Trending videos and posts on social media had previously revealed that Bolt drivers with bad intentions remove door handles from within their vehicles and lock their victims in.

“We were already at the traffic light in Maryland, towards Anthony Road. I told him if he didn’t drop me, I’d break his window and he got so angry and started to insult me. Traffic was building up so he stopped at Leventis bus stop and ended the trip,” Sonaike said.

“Maybe, just maybe something would have happened to me.”

Telegram and Facebook posts about verified Bolt driver accounts for sale exist till this day.


People ask and offer verified Bolt drivers’ accounts on Facebook groups, such as this one.



Faceless Facebook users offer Bolt inspection reports for those willing to pay.

Bolt requires every driver to undergo a background check and preliminary test. The ride-hailing company collects identification, vehicle inspection and insurance documents. They also ask for guarantors and do background checks. Afterwards, prospective Bolt drivers attend a mandatory safety training and test. However, the company doesn’t follow these requirements to the letter, and persons have found ways to go around Bolt’s minimal standards. The renting and selling of verified accounts to unknown third parties via groups on Facebook, Telegram and WhatsApp is one of the ways they do it.

Although Bolt considers this practice fraudulent, it is yet to come up with procedures to mitigate it. Some drivers sell their verified accounts when they don’t have the time to use it or when they quit taking ride-hailing jobs. There is a growing market of unqualified and underqualified persons who are desperate to possess the verified Bolt accounts. Others have cars but aren’t willing to go through background checks or tests by Bolt.

“The driver was supposed to be this guy but I got a chubby dark guy,” Sonaike told this reporter.


Bolt driver account used by the impostor who drove Sonaike

Bolt told FIJ that it was working on a face detection programme, but it would take some time before this very important feature is available.

“Feedback from initial tests show promising outcomes. Testing and improvement of the facial detection algorithms are still ongoing and relatively minor developmental issues with one of our vendors who supplies the government-based identification photos in Nigeria are being addressed,” Bolt told FIJ when questioned about driver identity.


Umar Sodiq, operations manager at Bolt Nigeria, failed to respond to emails from FIJ about the company’s approach to drivers who steal from passengers.

But a Bolt spokesperson told FIJ the company was speaking with the Facebook Marketplace team to monitor criminals buying driver accounts on Facebook. Bolt also said it was trying enhanced features on its behavioural quality score system.

“Our BQS system for improved rating system to incorporate better and more comprehensive feedback to drivers has been fully rolled out across Nigeria,” said Bolt.

“An important feature of BQS is that it flags driver behaviour and funnels and directs drivers for compulsory retraining and further monitoring.
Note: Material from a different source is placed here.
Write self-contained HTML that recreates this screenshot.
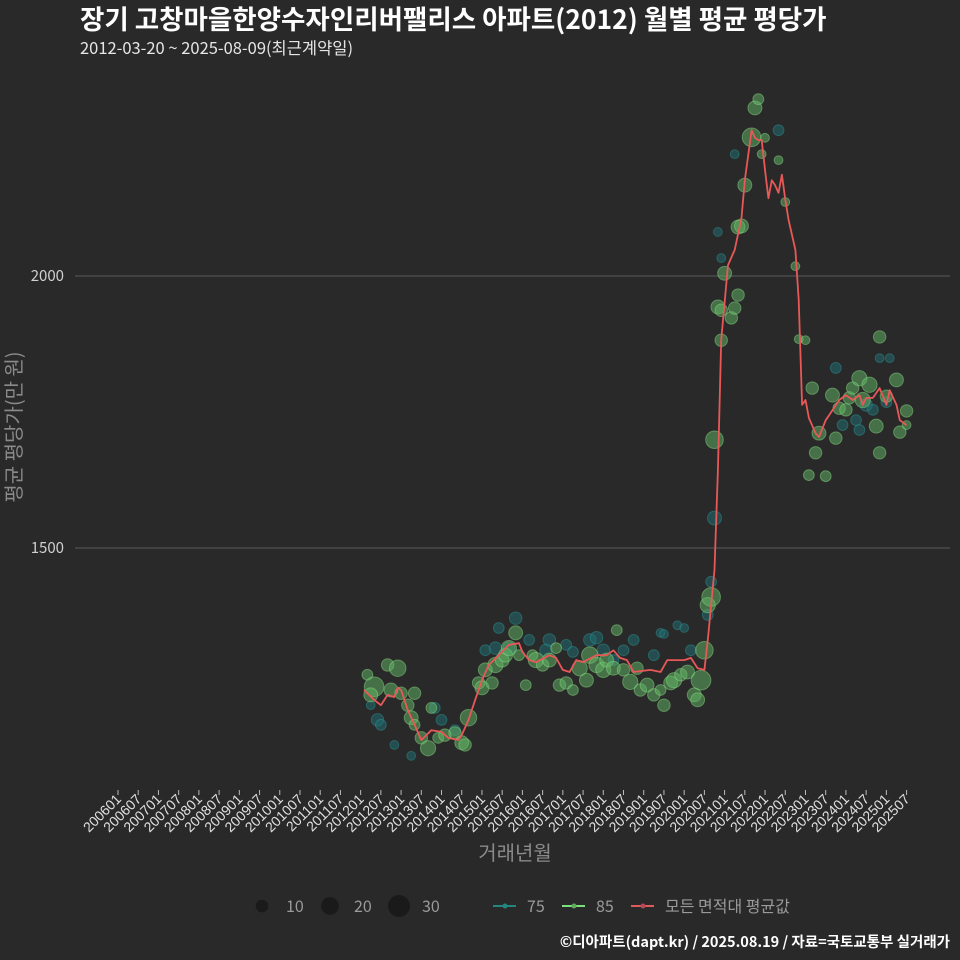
<!DOCTYPE html>
<html><head><meta charset="utf-8">
<style>
html,body{margin:0;padding:0;background:#2a2929;}
svg{display:block;font-family:"Noto Sans CJK KR","Liberation Sans",sans-serif;}
.xt{font-family:"Liberation Sans",sans-serif !important;font-size:14px;}
</style></head>
<body>
<svg id="chart" width="960" height="960" viewBox="0 0 960 960" xmlns="http://www.w3.org/2000/svg">
<rect width="960" height="960" fill="#2a2929"/>
<text x="80" y="29" fill="#ffffff" font-size="26.5" font-weight="bold">장기 고창마을한양수자인리버팰리스 아파트(2012) 월별 평균 평당가</text>
<text x="80" y="54" fill="#e6e6e6" font-size="16.5">2012-03-20 ~ 2025-08-09(최근계약일)</text>
<g id="grid"></g>
<g id="xaxis"></g>
<g id="bubbles75"></g>
<g id="bubbles85"></g>
<g id="avgline"></g>
<text x="515" y="860" text-anchor="middle" fill="#8a8a8a" font-size="20">거래년월</text>
<text transform="translate(21,427) rotate(-90)" text-anchor="middle" fill="#8a8a8a" font-size="20">평균 평당가(만 원)</text>
<g font-size="16" fill="#9a9a9a">
  <circle cx="262" cy="906" r="6.3" fill="#1a1a1a"/>
  <text x="286" y="912">10</text>
  <circle cx="330" cy="906" r="8.9" fill="#1a1a1a"/>
  <text x="354" y="912">20</text>
  <circle cx="399" cy="906" r="11" fill="#1a1a1a"/>
  <text x="422" y="912">30</text>
  <line x1="493" y1="906" x2="516" y2="906" stroke="#23877f" stroke-width="2"/>
  <circle cx="505" cy="906" r="2.5" fill="#23877f"/>
  <text x="527" y="912">75</text>
  <line x1="562" y1="906" x2="585" y2="906" stroke="#7be07a" stroke-width="2"/>
  <circle cx="574" cy="906" r="2.5" fill="#5fa85e"/>
  <text x="596" y="912">85</text>
  <line x1="631" y1="906" x2="654" y2="906" stroke="#e05a5a" stroke-width="2"/>
  <circle cx="643" cy="906" r="2.5" fill="#b04a5a"/>
  <text x="665" y="912">모든 면적대 평균값</text>
</g>
<text x="950" y="947" text-anchor="end" fill="#ffffff" font-size="14.5" font-weight="bold">©디아파트(dapt.kr) / 2025.08.19 / 자료=국토교통부 실거래가</text>
</svg>
<script>
// months are indices since 2006-01
const avgMonths=[73,76,78,80,82,83,84,86,88,90,91,93,96,98,101,102,104,106,108,110,113,116,119,120,122,124,128,130,132,134,136,138,142,145,147,149,151,153,158,161,163,168,170,172,174,175,177,178,179,181,183,185,186,188,189,190,191,192,193,194,195,196,197,198,199,201,202,203,204,205,207,208,210,211,214,216,218,220,221,222,224,226,228,229,231,232,234,235];
const avgValues=[1239,1221,1211,1230,1226,1243,1239,1202,1175,1147,1153,1165,1162,1151,1147,1156,1184,1221,1257,1285,1303,1322,1325,1309,1294,1290,1303,1298,1276,1272,1294,1290,1303,1303,1312,1298,1294,1272,1276,1272,1294,1294,1298,1279,1276,1331,1460,1643,1882,2020,2048,2107,2176,2268,2254,2250,2250,2195,2143,2176,2167,2153,2186,2140,2103,2048,1956,1763,1772,1739,1711,1704,1735,1744,1772,1781,1772,1781,1763,1776,1776,1794,1763,1790,1763,1735,1726];
const g85Months=[74,76,75,80,83,81,84,86,87,88,88,90,92,93,95,97,100,102,103,104,107,108,109,111,112,114,115,116,118,119,121,123,124,126,128,130,131,133,135,137,139,140,142,144,145,147,148,150,152,154,155,157,159,161,162,164,165,167,169,171,172,173,174,175,176,177,179,178,179,180,182,183,184,184,185,186,188,189,190,191,192,196,198,201,202,204,206,205,207,208,210,212,213,214,216,217,218,220,221,223,225,226,226,228,231,232,234,234];
const g85Values=[1267,1245,1230,1285,1279,1239,1233,1211,1188,1233,1175,1151,1132,1206,1151,1156,1160,1142,1138,1188,1252,1243,1276,1252,1285,1294,1303,1316,1344,1303,1248,1303,1294,1285,1294,1316,1248,1252,1239,1279,1257,1303,1285,1276,1294,1279,1349,1276,1254,1279,1239,1248,1230,1239,1211,1252,1257,1267,1272,1230,1221,1257,1312,1395,1410,1699,1882,1943,1937,2005,1923,1941,1965,2090,2092,2167,2255,2309,2325,2224,2254,2213,2136,2018,1884,1882,1794,1634,1675,1711,1632,1781,1702,1757,1754,1776,1794,1812,1772,1800,1724,1888,1675,1779,1809,1713,1752,1726];
const g85Counts=[6,20,10,8,14,10,8,8,10,8,6,8,12,6,6,8,8,10,8,14,8,10,10,8,12,10,10,12,10,6,6,6,12,8,10,6,8,8,6,12,10,14,12,12,10,10,6,8,12,8,8,10,8,6,8,10,12,8,10,10,10,20,16,12,18,16,8,10,8,10,8,8,8,10,10,10,18,10,6,4,4,4,4,4,4,4,8,6,8,10,6,10,8,8,8,8,8,12,12,12,10,8,8,8,10,8,8,4];
const t75Months=[75,77,78,82,87,94,96,100,109,112,113,116,118,122,127,128,133,135,140,142,144,147,150,153,159,161,162,166,168,170,175,176,177,178,179,183,196,213,215,219,220,222,224,226,229,228];
const t75Values=[1211,1184,1175,1138,1118,1206,1184,1165,1312,1316,1353,1316,1371,1331,1312,1331,1322,1309,1331,1335,1312,1294,1312,1331,1303,1344,1342,1358,1353,1312,1377,1438,1555,2081,2033,2224,2268,1831,1726,1735,1717,1763,1754,1849,1849,1768];
const t75Counts=[4,8,6,4,4,6,6,6,6,8,6,8,8,6,8,8,6,6,8,8,8,6,6,6,6,4,4,4,4,6,6,6,10,4,4,4,6,6,6,6,6,8,6,4,4,6];
const xTickLabels=[];
for(let y=2006;y<=2025;y++){xTickLabels.push(y+"01");xTickLabels.push(y+"07");}
const yTicks=[1500,2000];

const NS="http://www.w3.org/2000/svg";
function xScale(m){return 118+m*3.37;}
function yScale(v){return 548-(v-1500)*0.544;}
function rScale(n){return 2.2*Math.sqrt(n);}
function mk(tag,attrs,parent){const e=document.createElementNS(NS,tag);for(const k in attrs)e.setAttribute(k,attrs[k]);parent.appendChild(e);return e;}

const grid=document.getElementById('grid');
yTicks.forEach(t=>{
  const l=mk('line',{x1:75,x2:950,y1:yScale(t),y2:yScale(t),stroke:'#5a5a5a','stroke-width':1},grid);
  
  
  const tx=mk('text',{x:64,y:yScale(t)+5,'text-anchor':'end',fill:'#d0d0d0','font-size':15},grid);
  tx.textContent=t;
  
  
});
const xa=document.getElementById('xaxis');
xTickLabels.forEach((lab,i)=>{
  const x=xScale(i*6);
  const tk=mk('line',{x1:x,x2:x,y1:790,y2:795,stroke:'#bbbbbb','stroke-width':1},xa);
  
  
  const t=mk('text',{transform:`translate(${x+4},800) rotate(-45)`,'text-anchor':'end',fill:'#e0e0e0','class':'xt'},xa);
  t.textContent=lab;
  
  
});
function bubbles(id,months,values,counts,fill,stroke,name){
  const g=document.getElementById(id);
  months.forEach((m,i)=>{
    const c=mk('circle',{cx:xScale(m),cy:yScale(values[i]),r:rScale(counts[i]),fill:fill,'fill-opacity':0.5,stroke:stroke,'stroke-opacity':0.45,'stroke-width':1},g);
    
    
  });
}
bubbles('bubbles75',t75Months,t75Values,t75Counts,'#1f6f73','#2a9a98','bubble-75');
bubbles('bubbles85',g85Months,g85Values,g85Counts,'#62b866','#8fe08a','bubble-85');
const lg=document.getElementById('avgline');
const pts=avgMonths.map((m,i)=>xScale(m).toFixed(1)+','+yScale(avgValues[i]).toFixed(1)).join(' ');
const pl=mk('polyline',{points:pts,fill:'none',stroke:'#e85858','stroke-width':1.8,'stroke-linejoin':'round'},lg);


</script>
</body></html>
Since the roll out of BQS, the average driver rating has improved and the average driver rating on our platform is now above 4.80.”

Bolt revealed that it was working to monitor sellers of its accounts and verification on Facebook.


Despite those claims, previous responses from Bolt show a lack of anticipation of defaulting drivers and a failure to safeguard passengers from drivers committing crimes against them.

In Oti’s case, Bolt Nigeria told him to go to the police station after several hours of futile probing.

“We take issues like this seriously,” Bolt replied Oti on Twitter. “We have received your report and we have started investigations into this. A member of our team will contact you.”

Bolt made a phone call to Oti the following morning, saying that they had been unable to reach Olumegbon, and Oti was free to contact the Nigeria police.